Investors with $11 trillion urge miners to cut lobby funding

Last year, Rio made a strategic decision to exit coal to focus on iron ore, copper and aluminum. (Image of the Hunter Valley Operations Rio Tinto)

Investors holding $11 trillion in assets have told the Australian mining industry to stop funding lobby groups that promote policies inconsistent with the goals of the Paris climate accord.

In an open letter, investors including Aberdeen Standard Investments, M&G Investments and Legal & General Investment Management said that all lobbying by third parties should be consistent with mining companies’ views and producers should exit lobby groups if this isn’t the case.

“Supporting trade associations that are working to undermine or frustrate vital efforts to address climate change presents significant risk to shareholder value”

Stephanie Pfeifer, head of the Institutional Investors Group on Climate Change

“Companies should be consistent in their policy engagement with governments and ensure any engagement conducted on their behalf via industry bodies is aligned with the objectives of the Paris Agreement,” the investors said in the letter. “The funding of organizations undertaking lobbying in contradiction with companies’ own stated positions is a real concern which presents material business risks.”

Industry lobby groups have become increasingly controversial, especially in Australia, where the resource sector is highly influential. Investors have pushed mining companies to be more transparent about how their businesses impact climate change, as well as how to guard against future environmental regulation.

Miners such as BHP Group, the world’s biggest, have resisted calls to leave groups, saying they help promote broader benefits to the industry and allow companies to influence positioning on environmental issues. Still, BHP supports the Paris Agreement and has said it will review memberships that have “materially different” positions on climate change.

BHP last year quit the World Coal Association and said in 2017 it would monitor advocacy by other groups, including the Minerals Council of Australia, following a review of its involvement in 21 associations. Rio Tinto Group has said it will walk away from groups that clash with its views on coal mining and climate change.

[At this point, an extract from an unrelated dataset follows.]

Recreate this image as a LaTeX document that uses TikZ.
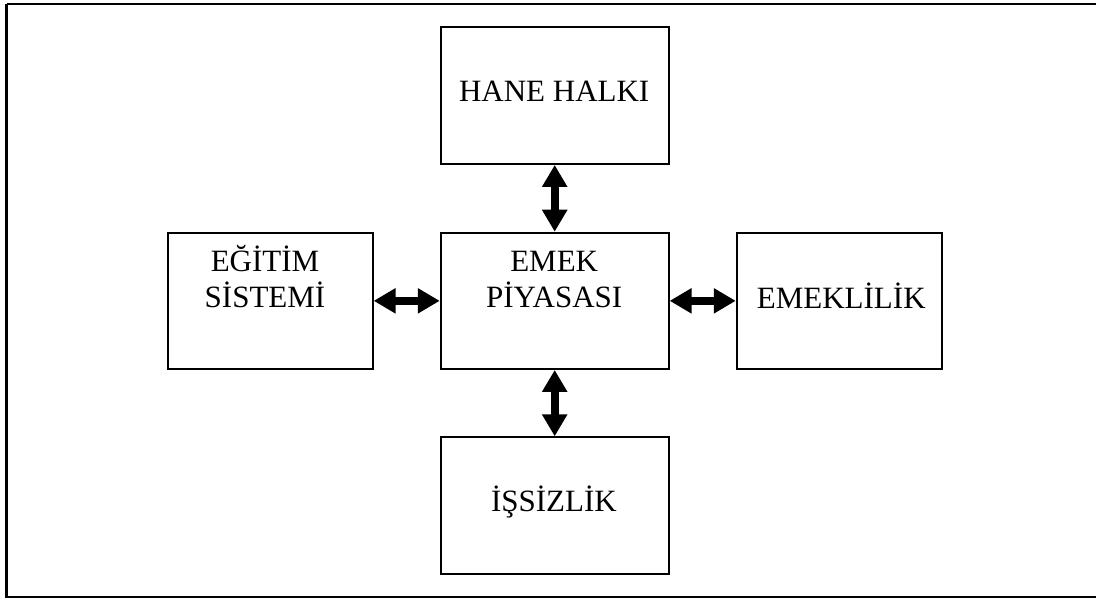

“Supporting trade associations that are working to undermine or frustrate vital efforts to address climate change presents significant risk to shareholder value,” said Stephanie Pfeifer, head of the Institutional Investors Group on Climate Change, which was involved in drafting the letter. “Contradictory or negative lobbying is simply indefensible.”

Last week, BHP investors failed to force the company to cut ties with lobby groups which are seen hindering efforts to meet global climate-change goals. Just 22% of shareholders supported a resolution at the annual general meeting in London, though Australian shareholders will vote at their AGM next month.